## THE REQUEST
From the first line of the data below through the line bearing "grid_values = [20, 40, 60, 80]", reproduce each line exactly; do not include pictures.

## INFORMATION PROVIDED
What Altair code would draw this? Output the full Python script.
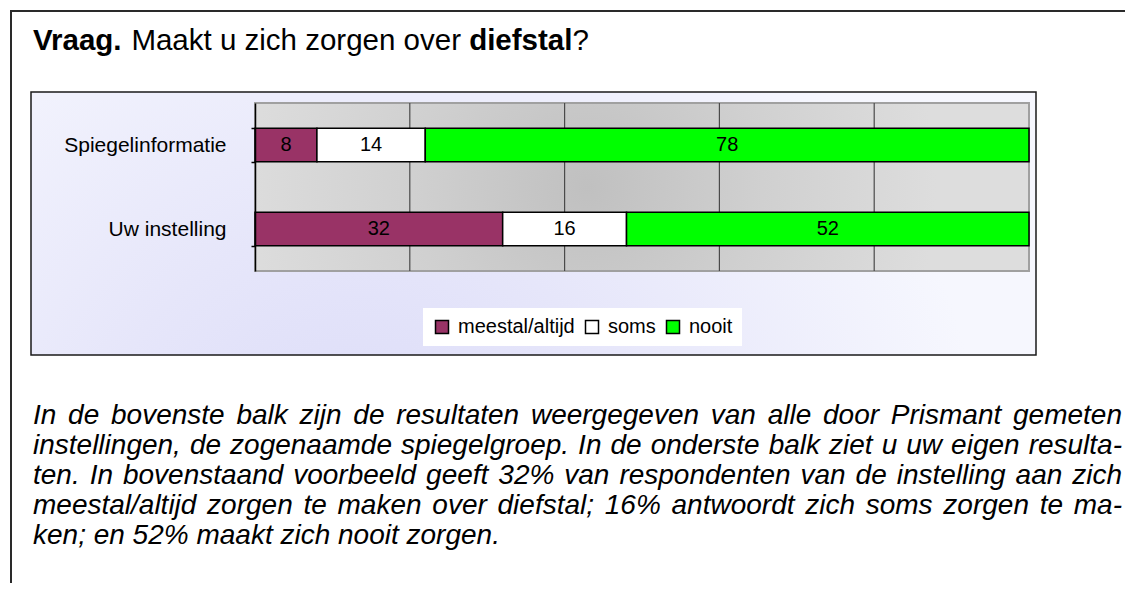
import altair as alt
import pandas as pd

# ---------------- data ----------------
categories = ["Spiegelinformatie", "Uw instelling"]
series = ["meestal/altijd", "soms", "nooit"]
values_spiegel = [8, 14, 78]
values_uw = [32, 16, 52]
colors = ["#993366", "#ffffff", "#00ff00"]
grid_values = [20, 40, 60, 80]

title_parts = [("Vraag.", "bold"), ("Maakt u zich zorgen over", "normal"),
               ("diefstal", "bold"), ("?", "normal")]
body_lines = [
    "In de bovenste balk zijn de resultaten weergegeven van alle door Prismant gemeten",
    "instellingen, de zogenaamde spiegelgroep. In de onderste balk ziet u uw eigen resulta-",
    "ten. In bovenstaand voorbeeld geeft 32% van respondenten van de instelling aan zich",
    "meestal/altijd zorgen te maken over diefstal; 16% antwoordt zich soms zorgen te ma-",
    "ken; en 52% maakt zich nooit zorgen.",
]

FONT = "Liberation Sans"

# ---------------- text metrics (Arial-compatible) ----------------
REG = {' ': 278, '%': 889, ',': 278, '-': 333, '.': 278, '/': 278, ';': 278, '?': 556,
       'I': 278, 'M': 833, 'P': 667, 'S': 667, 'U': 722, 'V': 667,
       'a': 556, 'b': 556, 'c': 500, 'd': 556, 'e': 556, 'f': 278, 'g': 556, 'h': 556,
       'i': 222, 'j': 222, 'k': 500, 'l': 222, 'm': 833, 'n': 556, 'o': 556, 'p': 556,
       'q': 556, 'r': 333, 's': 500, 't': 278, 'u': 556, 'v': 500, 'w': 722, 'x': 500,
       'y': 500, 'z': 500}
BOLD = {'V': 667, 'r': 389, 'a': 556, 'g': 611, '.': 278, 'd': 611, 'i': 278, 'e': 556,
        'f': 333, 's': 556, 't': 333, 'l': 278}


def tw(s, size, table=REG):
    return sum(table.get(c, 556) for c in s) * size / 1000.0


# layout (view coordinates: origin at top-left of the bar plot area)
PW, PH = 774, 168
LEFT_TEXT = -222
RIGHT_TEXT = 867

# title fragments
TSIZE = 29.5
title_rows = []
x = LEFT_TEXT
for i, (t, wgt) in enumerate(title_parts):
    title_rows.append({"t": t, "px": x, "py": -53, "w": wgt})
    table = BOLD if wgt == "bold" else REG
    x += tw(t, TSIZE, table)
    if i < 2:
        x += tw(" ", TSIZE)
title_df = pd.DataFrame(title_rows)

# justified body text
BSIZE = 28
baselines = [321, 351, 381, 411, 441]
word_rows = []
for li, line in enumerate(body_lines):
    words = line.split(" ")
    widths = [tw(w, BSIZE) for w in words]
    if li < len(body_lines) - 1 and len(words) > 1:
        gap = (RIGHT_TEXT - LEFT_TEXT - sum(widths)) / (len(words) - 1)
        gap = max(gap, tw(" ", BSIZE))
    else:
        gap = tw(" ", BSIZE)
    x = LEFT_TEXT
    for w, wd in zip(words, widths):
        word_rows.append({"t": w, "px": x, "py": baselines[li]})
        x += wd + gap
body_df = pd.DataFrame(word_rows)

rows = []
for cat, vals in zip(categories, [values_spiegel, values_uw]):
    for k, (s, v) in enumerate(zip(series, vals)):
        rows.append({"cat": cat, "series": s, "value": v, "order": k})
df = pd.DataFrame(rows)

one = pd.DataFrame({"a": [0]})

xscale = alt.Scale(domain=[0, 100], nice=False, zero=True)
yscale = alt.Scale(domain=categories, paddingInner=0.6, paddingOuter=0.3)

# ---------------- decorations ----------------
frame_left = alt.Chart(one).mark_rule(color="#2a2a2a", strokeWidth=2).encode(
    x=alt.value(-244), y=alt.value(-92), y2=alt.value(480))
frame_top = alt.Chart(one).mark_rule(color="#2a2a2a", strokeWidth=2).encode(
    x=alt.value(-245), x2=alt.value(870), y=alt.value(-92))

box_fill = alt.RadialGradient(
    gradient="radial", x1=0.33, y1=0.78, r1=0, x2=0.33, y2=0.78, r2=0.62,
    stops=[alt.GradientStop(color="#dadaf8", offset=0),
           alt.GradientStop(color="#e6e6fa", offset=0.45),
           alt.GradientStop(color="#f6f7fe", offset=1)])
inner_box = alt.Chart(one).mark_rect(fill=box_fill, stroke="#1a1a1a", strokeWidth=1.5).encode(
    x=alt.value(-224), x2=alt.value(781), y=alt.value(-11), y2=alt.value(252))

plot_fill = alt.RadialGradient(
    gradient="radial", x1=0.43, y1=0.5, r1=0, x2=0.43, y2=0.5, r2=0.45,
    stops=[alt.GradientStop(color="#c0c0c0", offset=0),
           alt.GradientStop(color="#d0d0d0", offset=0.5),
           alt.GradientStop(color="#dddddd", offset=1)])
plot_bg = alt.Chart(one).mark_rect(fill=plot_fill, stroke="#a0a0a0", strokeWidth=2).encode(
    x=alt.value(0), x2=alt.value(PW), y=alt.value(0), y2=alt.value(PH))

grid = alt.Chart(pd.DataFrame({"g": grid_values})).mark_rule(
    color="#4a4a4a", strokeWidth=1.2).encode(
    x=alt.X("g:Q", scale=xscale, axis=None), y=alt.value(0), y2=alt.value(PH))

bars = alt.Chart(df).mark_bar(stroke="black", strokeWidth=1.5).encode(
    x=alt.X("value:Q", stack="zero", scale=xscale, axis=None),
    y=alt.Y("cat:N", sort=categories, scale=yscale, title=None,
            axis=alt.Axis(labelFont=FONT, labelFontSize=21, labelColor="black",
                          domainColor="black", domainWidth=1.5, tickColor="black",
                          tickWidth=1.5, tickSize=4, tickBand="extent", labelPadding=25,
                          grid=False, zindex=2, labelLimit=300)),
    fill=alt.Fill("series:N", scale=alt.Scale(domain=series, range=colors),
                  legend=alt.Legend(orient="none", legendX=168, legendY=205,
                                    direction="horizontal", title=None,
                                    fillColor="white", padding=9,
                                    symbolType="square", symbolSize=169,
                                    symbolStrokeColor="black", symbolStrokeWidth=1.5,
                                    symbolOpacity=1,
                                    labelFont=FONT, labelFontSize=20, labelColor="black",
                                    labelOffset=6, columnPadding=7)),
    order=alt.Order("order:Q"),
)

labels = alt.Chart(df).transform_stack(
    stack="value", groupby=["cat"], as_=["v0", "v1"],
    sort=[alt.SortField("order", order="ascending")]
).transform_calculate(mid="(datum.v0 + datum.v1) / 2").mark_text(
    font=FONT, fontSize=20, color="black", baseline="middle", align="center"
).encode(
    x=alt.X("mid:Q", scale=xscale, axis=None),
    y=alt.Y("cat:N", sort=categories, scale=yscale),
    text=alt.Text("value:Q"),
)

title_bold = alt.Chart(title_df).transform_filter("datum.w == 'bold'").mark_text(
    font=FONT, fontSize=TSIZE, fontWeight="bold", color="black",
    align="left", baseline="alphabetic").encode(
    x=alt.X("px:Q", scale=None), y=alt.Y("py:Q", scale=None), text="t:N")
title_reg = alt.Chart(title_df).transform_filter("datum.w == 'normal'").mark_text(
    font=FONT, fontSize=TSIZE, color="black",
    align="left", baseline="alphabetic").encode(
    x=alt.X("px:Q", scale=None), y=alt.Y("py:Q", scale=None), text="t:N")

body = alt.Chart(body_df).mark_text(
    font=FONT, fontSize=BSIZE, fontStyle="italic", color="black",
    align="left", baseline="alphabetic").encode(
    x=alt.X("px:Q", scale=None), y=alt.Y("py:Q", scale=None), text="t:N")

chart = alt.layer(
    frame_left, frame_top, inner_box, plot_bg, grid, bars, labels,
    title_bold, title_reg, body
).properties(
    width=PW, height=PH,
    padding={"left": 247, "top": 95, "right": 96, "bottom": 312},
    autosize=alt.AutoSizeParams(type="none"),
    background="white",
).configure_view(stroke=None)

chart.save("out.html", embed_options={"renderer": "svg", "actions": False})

## SOLUTION BELOW
What Altair code would draw this? Output the full Python script.
import altair as alt
import pandas as pd

# ---------------- data ----------------
categories = ["Spiegelinformatie", "Uw instelling"]
series = ["meestal/altijd", "soms", "nooit"]
values_spiegel = [8, 14, 78]
values_uw = [32, 16, 52]
colors = ["#993366", "#ffffff", "#00ff00"]
grid_values = [20, 40, 60, 80]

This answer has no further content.